Etant handicapé, on voudrait sans cesse se corriger. On voudrait être autre, on voudrait rassurer, minimiser, se dire que l'amour peut tout surmonter. Sauf que dans la réalité, et avec toute la meilleure volonté du monde, ce n'est pas toujours possible.
Enfin, le funambule ose une question que je ne me suis jamais vraiment posée : celle d'une guérison. Comment vivre sans cette différence avec laquelle depuis la naissance, j'ai appris à appréhender le monde ? J'ai pris conscience en lisant que la réponse était loin d'être simple. Comme Stradi, ce violon dans la tête, je l'ai toujours connu. J'ai appris à vivre autour d'abord et puis à vivre avec. J'ai appris à l'aimer, ou du moins à le supporter, à l'assumer, à l'accepter péniblement jusqu'à en faire une part de moi. Une part que j'ai longtemps méprisée, mais dont j'ai compris il n'y a pas très longtemps qu'elle participait beaucoup à me distinguer, à faire de moi ce que je suis. Un peu particulier et pas si mécontent de l'être. Enlevez-moi mon fauteuil, et je ne serai qu'une ombre de plus dans la foule.
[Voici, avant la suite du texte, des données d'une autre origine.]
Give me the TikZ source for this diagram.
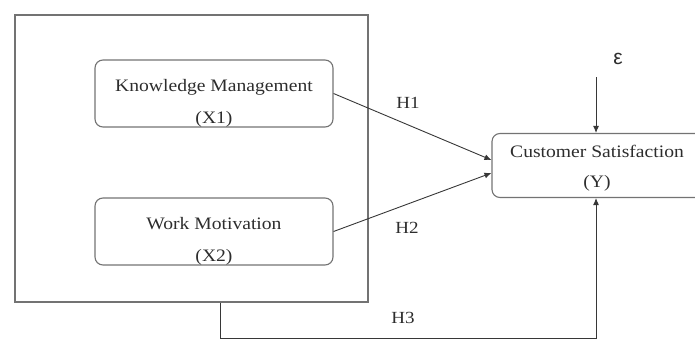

Enlevez-lui son violon et Stradi rencontrera l'angoisse du silence et perdra tout un pan de ce qu'il a connu. de ce qu'il a appris. Evidemment, ça réglerait beaucoup de problèmes, de ne pas avoir sans cesse un violon qui trahit vos émotions fortes, vos cauchemars, vos émerveillements, vos tourments ou vos émois amoureux. Qui transforme tout ce que vous vivez en quelque chose d'un peu dérisoire, comme cette image de funambule sur le sable. Mais c'est tout de même vous priver de l'un des fondements de votre histoire.
Souvent quand on me demande ce que ça fait d'être handicapé, je me demande ce que ça fait de ne pas l'être. On pense souvent à tout ce dont ça nous prive, à tout ce dont ça nous frustre. Mais beaucoup plus rarement à quel point cet isolement originel oblige à se connaître et à tracer son propre chemin, beaucoup plus chaotique et tortueux, mais finalement beaucoup plus personnel. J'ai fini par concevoir l'existence comme une toile que l'on se doit de signer. Une partition qu'on doit jouer comme on peut. Quitte à parfois s'éloigner de la société, quitte à prendre le large un moment, puisqu'on est pas conforme et qu'il n'y a rien qu'on puisse faire pour le devenir.
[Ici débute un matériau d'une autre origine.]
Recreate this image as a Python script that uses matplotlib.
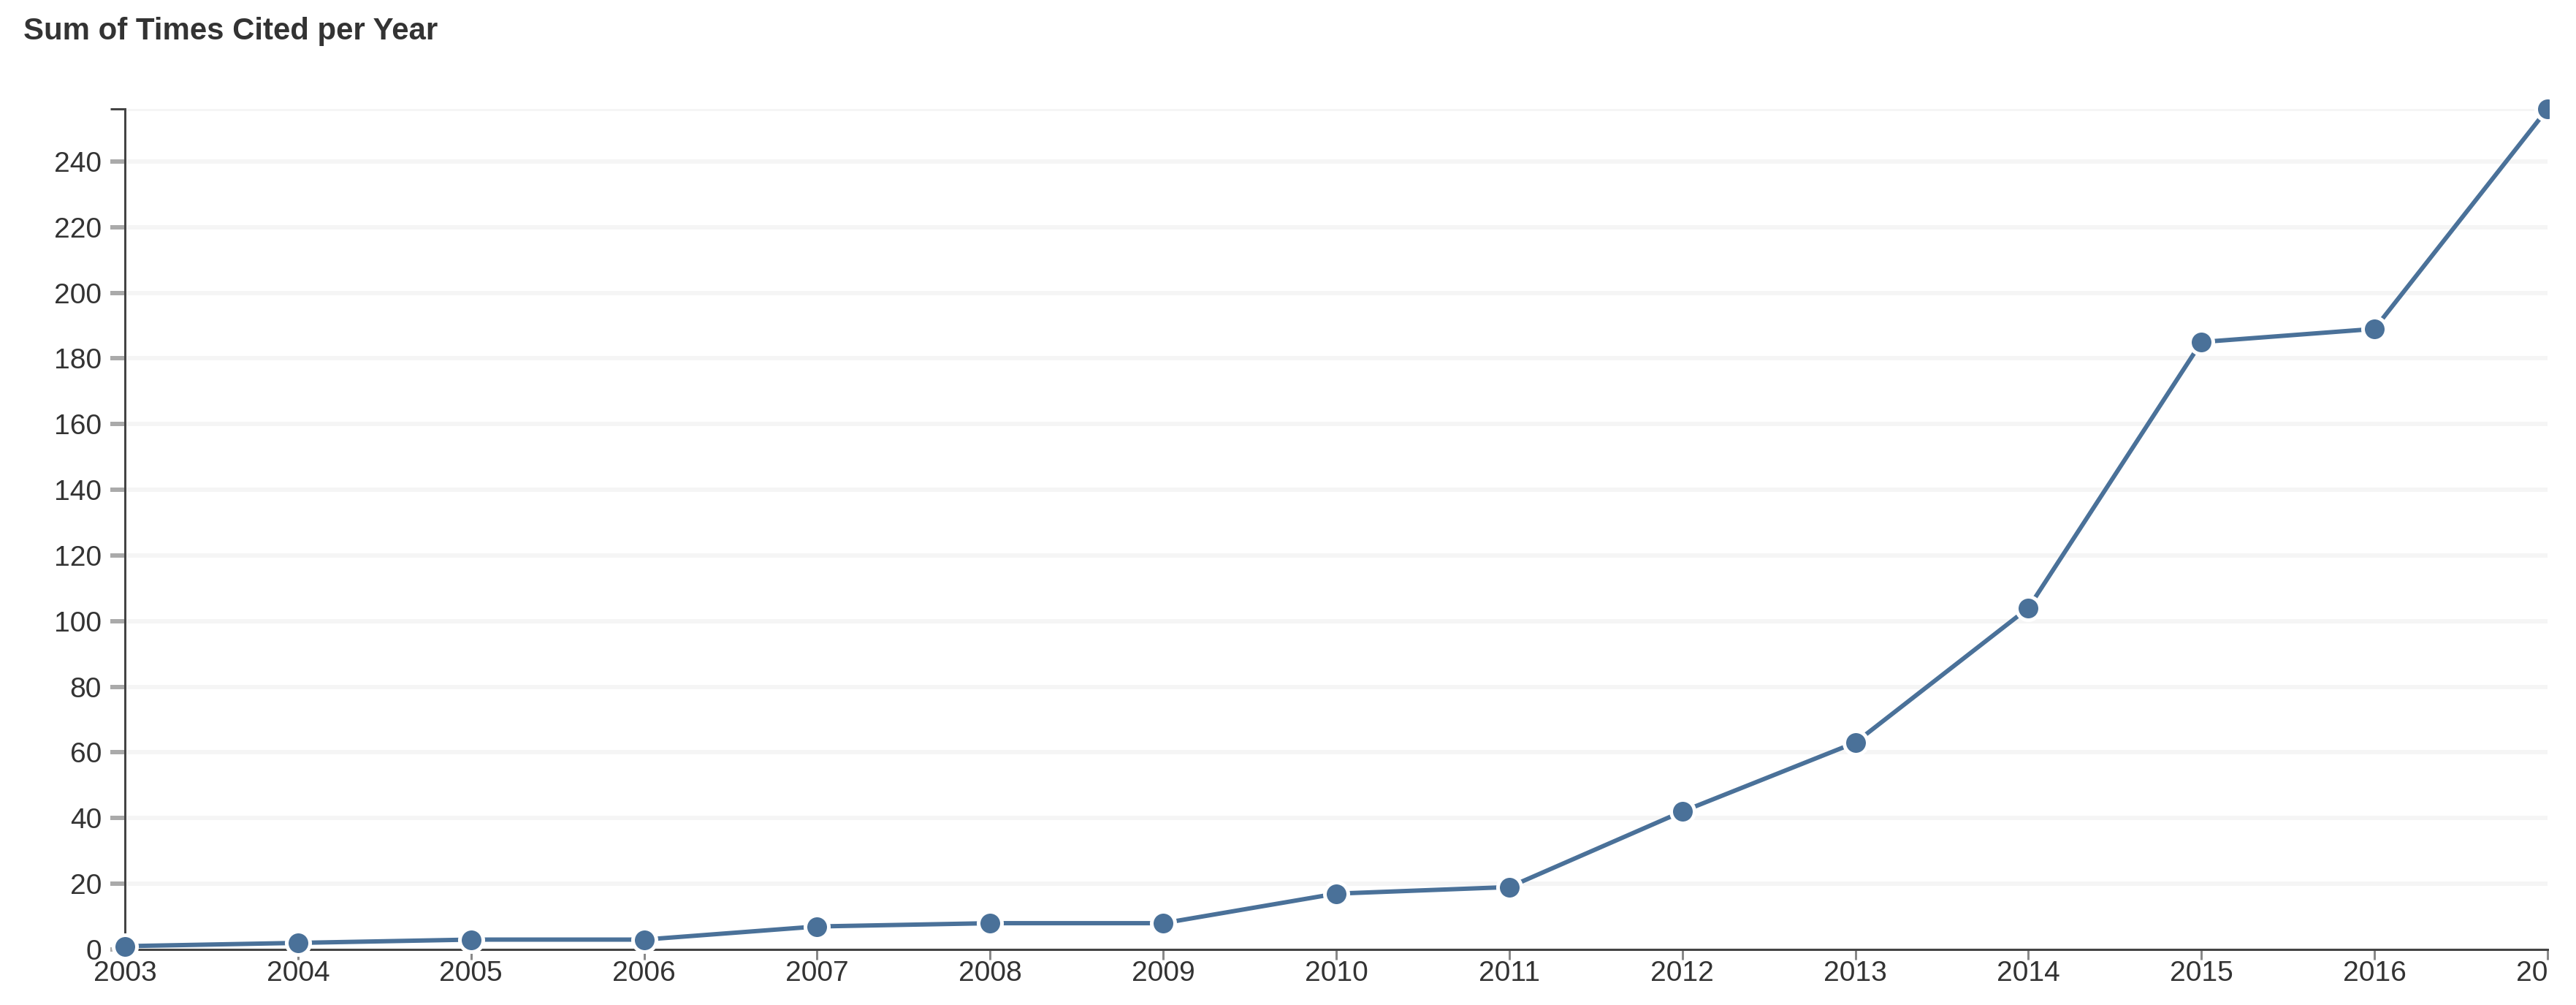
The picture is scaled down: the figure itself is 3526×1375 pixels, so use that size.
import matplotlib
matplotlib.use("Agg")
import matplotlib.pyplot as plt
from matplotlib.patches import Rectangle

years = [2003, 2004, 2005, 2006, 2007, 2008, 2009, 2010, 2011, 2012, 2013, 2014, 2015, 2016, 2017]
citations = [1, 2, 3, 3, 7, 8, 8, 17, 19, 42, 63, 104, 185, 189, 256]
y_ticks = [0, 20, 40, 60, 80, 100, 120, 140, 160, 180, 200, 220, 240]
title = "Sum of Times Cited per Year"

W, H, DPI = 3526, 1375, 100
plt.rcParams['font.family'] = ['Liberation Sans', 'DejaVu Sans']
fig = plt.figure(figsize=(W / DPI, H / DPI), dpi=DPI)
fig.patch.set_facecolor('white')

px = lambda v: v * 72.0 / DPI  # pixels -> points

left, right = 171, 3487
top, bottom = 149, 1299
ax = fig.add_axes([left / W, (H - bottom) / H, (right - left) / W, (bottom - top) / H])

ymax = max(citations)
ax.set_xlim(years[0], years[-1])
ax.set_ylim(0, ymax)

line_color = '#4a7199'
ax.plot(years, citations, color=line_color, lw=px(6), zorder=3, clip_on=False,
        solid_capstyle='butt')
ax.plot(years, citations, linestyle='none', marker='o', ms=px(32), mfc=line_color,
        mec='white', mew=px(5), zorder=4, clip_on=False)

# gridlines
ax.set_yticks(y_ticks)
ax.set_yticks([ymax], minor=True)
ax.yaxis.grid(True, which='both', color='#f5f5f5', lw=px(6))
ax.xaxis.grid(False)
ax.set_axisbelow(True)

ax.set_xticks(years)
ax.set_xticklabels([str(y) for y in years])

for s in ['top', 'right']:
    ax.spines[s].set_visible(False)
for s in ['left', 'bottom']:
    ax.spines[s].set_color('#444444')
    ax.spines[s].set_linewidth(px(3))

ax.tick_params(axis='y', which='major', length=px(20), width=px(6), color='#aaaaaa',
               pad=px(12), labelsize=px(39), labelcolor='#333333')
ax.tick_params(axis='y', which='minor', length=px(20), width=px(3), color='#444444',
               labelleft=False)
ax.tick_params(axis='x', which='major', length=px(14), width=px(3), color='#888888',
               pad=px(1), labelsize=px(39), labelcolor='#333333')

fig.text(32 / W, 1 - 43 / H, title, fontsize=px(42), fontweight='bold',
         color='#333333', ha='left', va='center')

# the original view is cut off at its right edge
fig.add_artist(Rectangle((3490 / W, 0), 1 - 3490 / W, 1, transform=fig.transFigure,
                         facecolor='white', edgecolor='none', zorder=10))

fig.savefig('out.png', dpi=DPI, facecolor='white')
Suivre l'écriture de ce livre a été un moment à part. Une virée que je n'attendais pas. Et le début d'une belle amitié. Souvent je m'y suis retrouvé. Totalement. Et pourtant, très vite, j'ai été projeté dans autre chose, dans cette infirmité un peu dingue qui change toutes les perceptions. Qui bouleverse une trajectoire ordinaire et la rend étrange et unique. On approche la différence avec tendresse, justesse et délicatesse. On y traverse toute une vie. On en épouse le mouvement. Mais
Gilles Marchand a surtout transcendé son sujet et outrepassé les attentes. Il parle de ces petites ou grandes étrangetés qui font que quand on se plonge dans un autre regard, on y trouve des chansons qu'on aime, des souvenirs et des sensations qui nous ressemblent fort.
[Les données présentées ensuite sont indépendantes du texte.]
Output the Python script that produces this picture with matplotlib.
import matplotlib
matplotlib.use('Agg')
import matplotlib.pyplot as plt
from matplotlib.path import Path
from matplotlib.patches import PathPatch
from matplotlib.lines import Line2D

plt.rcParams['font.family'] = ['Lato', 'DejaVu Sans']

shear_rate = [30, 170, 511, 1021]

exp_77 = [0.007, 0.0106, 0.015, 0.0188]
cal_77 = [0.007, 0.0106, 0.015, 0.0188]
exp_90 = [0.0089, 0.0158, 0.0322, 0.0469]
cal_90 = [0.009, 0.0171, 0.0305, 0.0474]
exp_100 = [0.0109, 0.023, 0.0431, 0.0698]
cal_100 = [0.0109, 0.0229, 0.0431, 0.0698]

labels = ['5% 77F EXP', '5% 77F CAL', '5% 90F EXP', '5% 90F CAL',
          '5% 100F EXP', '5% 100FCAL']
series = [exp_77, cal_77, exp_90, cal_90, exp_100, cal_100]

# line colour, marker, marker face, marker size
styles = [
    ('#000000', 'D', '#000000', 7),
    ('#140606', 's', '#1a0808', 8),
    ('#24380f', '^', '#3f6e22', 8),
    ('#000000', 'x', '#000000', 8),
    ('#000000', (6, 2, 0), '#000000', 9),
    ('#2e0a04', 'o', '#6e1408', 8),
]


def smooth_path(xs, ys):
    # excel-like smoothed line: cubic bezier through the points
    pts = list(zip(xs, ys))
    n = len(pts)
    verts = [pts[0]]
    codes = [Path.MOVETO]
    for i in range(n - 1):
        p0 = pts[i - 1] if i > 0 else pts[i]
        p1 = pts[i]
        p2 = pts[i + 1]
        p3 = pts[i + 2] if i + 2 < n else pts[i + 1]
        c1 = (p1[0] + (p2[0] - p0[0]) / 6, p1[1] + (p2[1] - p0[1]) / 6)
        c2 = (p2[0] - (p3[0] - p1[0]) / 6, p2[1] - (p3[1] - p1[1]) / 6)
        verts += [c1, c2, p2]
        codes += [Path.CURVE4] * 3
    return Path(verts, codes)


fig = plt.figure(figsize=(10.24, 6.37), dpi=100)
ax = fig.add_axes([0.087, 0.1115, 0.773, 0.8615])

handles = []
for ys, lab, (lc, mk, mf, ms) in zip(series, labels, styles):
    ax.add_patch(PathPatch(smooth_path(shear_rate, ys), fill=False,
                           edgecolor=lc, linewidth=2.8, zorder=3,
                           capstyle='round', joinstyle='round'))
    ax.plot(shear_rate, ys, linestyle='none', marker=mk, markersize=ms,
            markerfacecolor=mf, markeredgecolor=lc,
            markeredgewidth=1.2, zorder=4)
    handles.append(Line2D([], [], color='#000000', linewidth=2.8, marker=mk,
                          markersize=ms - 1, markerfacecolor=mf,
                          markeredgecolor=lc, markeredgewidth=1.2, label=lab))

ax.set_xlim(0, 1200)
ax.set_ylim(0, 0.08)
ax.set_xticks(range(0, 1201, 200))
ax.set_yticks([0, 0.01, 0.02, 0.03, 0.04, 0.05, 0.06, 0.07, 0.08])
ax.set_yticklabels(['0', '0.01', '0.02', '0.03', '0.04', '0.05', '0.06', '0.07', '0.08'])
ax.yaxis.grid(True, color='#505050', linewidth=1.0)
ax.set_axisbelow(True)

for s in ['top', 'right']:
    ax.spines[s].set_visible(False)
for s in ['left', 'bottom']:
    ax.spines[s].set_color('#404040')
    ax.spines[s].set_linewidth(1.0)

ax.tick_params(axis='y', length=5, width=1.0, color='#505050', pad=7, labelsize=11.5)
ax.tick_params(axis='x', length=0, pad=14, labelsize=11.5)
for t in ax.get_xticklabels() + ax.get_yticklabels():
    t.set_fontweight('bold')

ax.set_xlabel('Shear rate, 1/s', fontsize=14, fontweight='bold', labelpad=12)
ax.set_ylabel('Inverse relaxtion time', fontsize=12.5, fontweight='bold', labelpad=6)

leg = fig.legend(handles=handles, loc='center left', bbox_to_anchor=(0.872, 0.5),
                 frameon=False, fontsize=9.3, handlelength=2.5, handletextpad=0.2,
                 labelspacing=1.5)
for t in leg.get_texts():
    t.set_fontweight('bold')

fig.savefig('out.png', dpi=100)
Parfois, dans un livre et dans les mots d'un autre, il y a notre vie qui s'écoule. Dans un très beau roman d'apprentissage qui commence comme un conte et qui devient le portrait magnifique et complexe d'une sensibilité singulière.
C'est un livre qu'on a envie de fredonner.
Ce funambule a la grâce. Il change un peu le regard.
Par exemple, je vois les oiseaux d'un autre oeil.
Et quand la fenêtre est ouverte, me prend parfois l'envie de discuter avec eux.